Это кто ж так решил? Ты, что ли, наша мать-командирша? И опять, забыв спросить меня. Кажется, это было последней каплей.
– Ты доела? Допила? Можешь вернуться с докладом, что на меня «надавить» не удалось.
Я долго ждала ее коронную фразу, и Светка меня не подвела:
– Какая же ты все-таки вредная!
***
Для общения с мужиками периодически нужны не нервы, а корабельные канаты.
Для гормонального спокойствия всяко нужно было завести мужика. Причем такого, чтоб довольствовался эпизодическими встречами, ни на что лишнее не претендовал, и не бегал по другим бабам с юношеским остервенением, мне вот только визитов к венерологу не хватало за чужие грехи.
Первый найденный вариант – Борис, мастер в какой-то конторе, изготовляющей не то кисти, не то щетки, а может и вовсе летные метелки, я не стала вникать. Разведен, циничен, сексуально активен. Для встреч раз в неделю – самое оно. За сутки почти непрерывного секса заряд бодрости, однако, получаешь на всю неделю. Все было хорошо, пока через восемь месяцев не поступило предложение – прихватить в следующий раз с собой подругу. Я несколько оторопела, поскольку ни малейшего желания участвовать в групповухе не ощущала. Да и как и кому я могу такое предложить?
– Тебе меня мало?
– Нет, но я хочу попробовать с двумя женщинами.
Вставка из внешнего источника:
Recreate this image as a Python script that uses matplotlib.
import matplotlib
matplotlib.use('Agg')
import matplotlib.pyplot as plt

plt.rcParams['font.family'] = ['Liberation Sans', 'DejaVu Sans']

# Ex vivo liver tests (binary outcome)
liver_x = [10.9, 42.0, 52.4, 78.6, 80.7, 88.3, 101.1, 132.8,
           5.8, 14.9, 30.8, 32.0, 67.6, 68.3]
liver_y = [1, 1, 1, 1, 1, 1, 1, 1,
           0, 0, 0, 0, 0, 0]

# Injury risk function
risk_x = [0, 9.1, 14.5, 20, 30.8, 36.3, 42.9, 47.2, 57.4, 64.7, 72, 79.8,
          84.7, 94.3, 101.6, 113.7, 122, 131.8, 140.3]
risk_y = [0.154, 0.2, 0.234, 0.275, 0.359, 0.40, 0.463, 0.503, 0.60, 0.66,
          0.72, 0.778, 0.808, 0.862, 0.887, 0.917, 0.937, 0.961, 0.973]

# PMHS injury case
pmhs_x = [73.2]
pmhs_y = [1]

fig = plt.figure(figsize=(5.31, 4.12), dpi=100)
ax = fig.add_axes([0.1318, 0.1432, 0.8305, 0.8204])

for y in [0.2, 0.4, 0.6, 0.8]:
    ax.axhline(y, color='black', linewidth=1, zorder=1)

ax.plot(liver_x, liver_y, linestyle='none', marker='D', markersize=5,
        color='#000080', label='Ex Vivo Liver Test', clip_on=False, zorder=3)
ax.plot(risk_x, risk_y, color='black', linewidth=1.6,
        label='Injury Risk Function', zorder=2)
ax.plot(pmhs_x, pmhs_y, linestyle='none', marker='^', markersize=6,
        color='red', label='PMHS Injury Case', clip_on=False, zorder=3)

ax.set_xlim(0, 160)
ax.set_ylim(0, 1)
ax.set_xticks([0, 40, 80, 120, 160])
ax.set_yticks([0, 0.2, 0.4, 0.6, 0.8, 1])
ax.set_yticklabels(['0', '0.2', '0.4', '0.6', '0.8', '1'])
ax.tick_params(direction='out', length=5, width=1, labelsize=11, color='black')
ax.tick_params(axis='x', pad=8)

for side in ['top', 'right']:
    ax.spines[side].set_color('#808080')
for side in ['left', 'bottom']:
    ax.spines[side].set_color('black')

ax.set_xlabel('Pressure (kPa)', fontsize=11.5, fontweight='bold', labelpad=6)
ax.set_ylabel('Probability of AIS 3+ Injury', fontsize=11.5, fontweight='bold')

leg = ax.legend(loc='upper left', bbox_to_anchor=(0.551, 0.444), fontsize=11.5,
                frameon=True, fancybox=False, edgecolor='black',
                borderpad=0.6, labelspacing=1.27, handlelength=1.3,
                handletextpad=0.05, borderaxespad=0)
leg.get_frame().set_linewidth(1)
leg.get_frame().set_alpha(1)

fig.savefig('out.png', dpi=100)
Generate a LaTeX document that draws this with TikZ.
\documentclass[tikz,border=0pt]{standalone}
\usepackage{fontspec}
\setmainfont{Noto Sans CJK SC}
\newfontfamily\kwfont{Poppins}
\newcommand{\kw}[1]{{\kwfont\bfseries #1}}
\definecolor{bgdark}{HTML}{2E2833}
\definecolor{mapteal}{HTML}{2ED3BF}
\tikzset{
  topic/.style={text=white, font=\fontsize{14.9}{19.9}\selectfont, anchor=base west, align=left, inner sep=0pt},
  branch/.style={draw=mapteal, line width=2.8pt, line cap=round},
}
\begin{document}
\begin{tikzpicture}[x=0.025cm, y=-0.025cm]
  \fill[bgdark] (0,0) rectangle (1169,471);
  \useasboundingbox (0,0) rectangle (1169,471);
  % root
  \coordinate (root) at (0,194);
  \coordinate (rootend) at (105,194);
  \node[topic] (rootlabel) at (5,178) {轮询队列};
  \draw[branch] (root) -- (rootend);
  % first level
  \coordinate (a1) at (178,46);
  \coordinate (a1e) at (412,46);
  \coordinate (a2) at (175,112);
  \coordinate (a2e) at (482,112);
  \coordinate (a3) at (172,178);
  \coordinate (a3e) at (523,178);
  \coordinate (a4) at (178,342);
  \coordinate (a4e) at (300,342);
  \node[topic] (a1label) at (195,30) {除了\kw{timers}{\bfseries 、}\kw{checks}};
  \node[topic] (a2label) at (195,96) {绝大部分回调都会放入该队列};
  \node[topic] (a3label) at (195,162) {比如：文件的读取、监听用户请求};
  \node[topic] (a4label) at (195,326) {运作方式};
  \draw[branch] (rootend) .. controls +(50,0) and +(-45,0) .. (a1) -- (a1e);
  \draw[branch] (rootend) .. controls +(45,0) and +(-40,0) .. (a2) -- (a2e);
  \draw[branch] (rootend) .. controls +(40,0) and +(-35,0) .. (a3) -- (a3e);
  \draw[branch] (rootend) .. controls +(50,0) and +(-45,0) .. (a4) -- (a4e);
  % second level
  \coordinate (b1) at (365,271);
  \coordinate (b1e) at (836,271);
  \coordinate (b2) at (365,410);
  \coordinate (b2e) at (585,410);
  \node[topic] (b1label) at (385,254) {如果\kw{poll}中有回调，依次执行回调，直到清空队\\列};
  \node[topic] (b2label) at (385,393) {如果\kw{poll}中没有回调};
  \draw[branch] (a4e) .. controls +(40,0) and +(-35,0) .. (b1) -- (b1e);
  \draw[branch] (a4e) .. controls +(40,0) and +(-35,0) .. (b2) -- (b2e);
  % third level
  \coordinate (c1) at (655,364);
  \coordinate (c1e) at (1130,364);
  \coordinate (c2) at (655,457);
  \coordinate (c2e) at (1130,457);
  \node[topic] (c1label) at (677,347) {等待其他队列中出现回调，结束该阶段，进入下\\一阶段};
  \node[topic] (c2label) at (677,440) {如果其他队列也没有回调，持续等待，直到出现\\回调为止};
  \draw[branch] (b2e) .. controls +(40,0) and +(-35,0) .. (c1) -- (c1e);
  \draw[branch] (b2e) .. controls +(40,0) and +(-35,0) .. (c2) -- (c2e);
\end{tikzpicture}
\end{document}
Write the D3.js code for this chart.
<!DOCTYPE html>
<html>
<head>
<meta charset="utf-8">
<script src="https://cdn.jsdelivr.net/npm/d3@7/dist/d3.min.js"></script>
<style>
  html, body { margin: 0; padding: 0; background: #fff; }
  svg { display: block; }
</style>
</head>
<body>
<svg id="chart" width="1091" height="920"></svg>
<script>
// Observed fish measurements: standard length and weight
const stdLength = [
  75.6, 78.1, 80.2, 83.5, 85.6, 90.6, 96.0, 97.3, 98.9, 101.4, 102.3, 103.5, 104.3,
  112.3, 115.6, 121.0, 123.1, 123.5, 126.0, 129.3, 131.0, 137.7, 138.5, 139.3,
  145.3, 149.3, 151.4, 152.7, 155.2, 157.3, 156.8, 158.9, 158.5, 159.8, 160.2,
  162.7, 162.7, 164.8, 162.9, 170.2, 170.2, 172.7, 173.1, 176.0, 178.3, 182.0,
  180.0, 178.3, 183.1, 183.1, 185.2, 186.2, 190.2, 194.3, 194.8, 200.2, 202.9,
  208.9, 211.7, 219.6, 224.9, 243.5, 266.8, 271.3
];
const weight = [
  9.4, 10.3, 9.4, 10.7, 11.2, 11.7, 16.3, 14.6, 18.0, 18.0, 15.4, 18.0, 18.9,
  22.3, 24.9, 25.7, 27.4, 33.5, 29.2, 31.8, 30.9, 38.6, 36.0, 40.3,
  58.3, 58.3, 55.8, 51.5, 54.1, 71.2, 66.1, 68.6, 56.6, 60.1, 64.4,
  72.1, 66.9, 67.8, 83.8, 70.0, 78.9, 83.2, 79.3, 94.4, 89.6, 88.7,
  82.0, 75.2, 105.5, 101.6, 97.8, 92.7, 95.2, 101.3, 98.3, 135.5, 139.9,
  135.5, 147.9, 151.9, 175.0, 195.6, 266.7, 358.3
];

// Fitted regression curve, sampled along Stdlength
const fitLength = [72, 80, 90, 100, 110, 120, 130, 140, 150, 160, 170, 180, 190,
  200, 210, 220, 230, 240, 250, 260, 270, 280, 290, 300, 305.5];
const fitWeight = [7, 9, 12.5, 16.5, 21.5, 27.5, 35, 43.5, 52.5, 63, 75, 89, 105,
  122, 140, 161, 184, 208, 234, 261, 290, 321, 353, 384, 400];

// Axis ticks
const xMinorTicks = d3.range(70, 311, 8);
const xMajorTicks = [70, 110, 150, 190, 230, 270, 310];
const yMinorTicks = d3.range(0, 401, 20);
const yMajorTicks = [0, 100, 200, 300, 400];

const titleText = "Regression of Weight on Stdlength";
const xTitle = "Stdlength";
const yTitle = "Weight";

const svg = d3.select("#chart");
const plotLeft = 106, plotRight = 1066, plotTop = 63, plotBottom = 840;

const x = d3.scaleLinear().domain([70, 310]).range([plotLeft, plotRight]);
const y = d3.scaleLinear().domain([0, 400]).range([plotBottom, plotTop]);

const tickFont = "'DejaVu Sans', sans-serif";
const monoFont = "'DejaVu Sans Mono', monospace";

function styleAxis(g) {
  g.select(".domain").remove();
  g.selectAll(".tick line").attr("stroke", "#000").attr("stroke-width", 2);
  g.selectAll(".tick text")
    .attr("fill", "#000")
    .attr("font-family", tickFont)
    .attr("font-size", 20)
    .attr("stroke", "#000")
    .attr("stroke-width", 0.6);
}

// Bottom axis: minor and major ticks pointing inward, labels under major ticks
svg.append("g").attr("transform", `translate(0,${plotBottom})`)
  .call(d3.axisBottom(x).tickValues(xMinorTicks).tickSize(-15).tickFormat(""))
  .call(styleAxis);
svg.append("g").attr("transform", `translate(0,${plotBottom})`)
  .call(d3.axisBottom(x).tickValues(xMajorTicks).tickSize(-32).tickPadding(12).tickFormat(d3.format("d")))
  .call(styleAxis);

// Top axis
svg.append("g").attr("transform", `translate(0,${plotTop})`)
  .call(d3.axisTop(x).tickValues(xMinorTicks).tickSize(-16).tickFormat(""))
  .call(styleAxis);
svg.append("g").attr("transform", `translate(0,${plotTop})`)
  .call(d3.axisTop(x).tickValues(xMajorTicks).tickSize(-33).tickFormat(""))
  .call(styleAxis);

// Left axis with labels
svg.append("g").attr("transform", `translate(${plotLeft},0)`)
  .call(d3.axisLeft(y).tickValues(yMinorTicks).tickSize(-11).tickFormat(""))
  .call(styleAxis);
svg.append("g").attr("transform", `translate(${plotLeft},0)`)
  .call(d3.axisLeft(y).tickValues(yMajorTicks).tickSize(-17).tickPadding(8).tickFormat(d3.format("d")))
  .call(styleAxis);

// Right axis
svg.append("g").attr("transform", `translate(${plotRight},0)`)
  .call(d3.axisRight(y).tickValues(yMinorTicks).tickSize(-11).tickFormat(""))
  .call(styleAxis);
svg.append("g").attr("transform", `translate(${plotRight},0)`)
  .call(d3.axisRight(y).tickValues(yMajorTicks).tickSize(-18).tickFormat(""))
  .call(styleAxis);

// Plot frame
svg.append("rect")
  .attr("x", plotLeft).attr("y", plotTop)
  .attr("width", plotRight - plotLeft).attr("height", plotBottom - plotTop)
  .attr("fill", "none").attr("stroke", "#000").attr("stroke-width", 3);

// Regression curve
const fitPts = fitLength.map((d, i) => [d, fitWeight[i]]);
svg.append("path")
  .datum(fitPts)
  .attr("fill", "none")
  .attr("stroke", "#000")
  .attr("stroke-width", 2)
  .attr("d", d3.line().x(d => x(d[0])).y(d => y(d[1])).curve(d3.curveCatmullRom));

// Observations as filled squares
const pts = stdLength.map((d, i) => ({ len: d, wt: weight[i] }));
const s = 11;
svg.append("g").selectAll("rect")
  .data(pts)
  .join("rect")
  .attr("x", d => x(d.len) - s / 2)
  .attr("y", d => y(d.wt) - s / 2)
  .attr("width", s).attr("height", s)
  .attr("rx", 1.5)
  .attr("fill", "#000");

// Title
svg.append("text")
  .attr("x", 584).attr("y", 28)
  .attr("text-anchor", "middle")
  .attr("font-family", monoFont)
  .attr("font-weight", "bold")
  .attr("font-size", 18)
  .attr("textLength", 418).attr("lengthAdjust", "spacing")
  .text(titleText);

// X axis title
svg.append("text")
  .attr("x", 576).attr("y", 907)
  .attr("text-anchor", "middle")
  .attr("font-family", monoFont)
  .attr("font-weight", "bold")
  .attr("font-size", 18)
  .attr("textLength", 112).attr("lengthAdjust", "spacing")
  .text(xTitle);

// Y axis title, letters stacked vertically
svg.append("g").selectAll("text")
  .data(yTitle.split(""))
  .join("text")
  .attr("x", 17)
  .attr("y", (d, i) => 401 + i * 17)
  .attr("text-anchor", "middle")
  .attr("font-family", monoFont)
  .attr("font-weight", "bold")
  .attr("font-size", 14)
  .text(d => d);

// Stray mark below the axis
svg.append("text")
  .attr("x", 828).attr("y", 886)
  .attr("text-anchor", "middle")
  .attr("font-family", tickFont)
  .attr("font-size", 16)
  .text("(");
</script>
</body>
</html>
– И в чем проблема? Вызови пару проституток, они тебе устроят и Каму с утра, и Каму с вечера, и развлечение в промежутке.
– Это не то.
– Почему?
– Я же буду знать, что они делают это за деньги!
На языке «зачесался» язвительный комментарий насчет русских, которые «специально придумали любовь, чтоб денег не платить».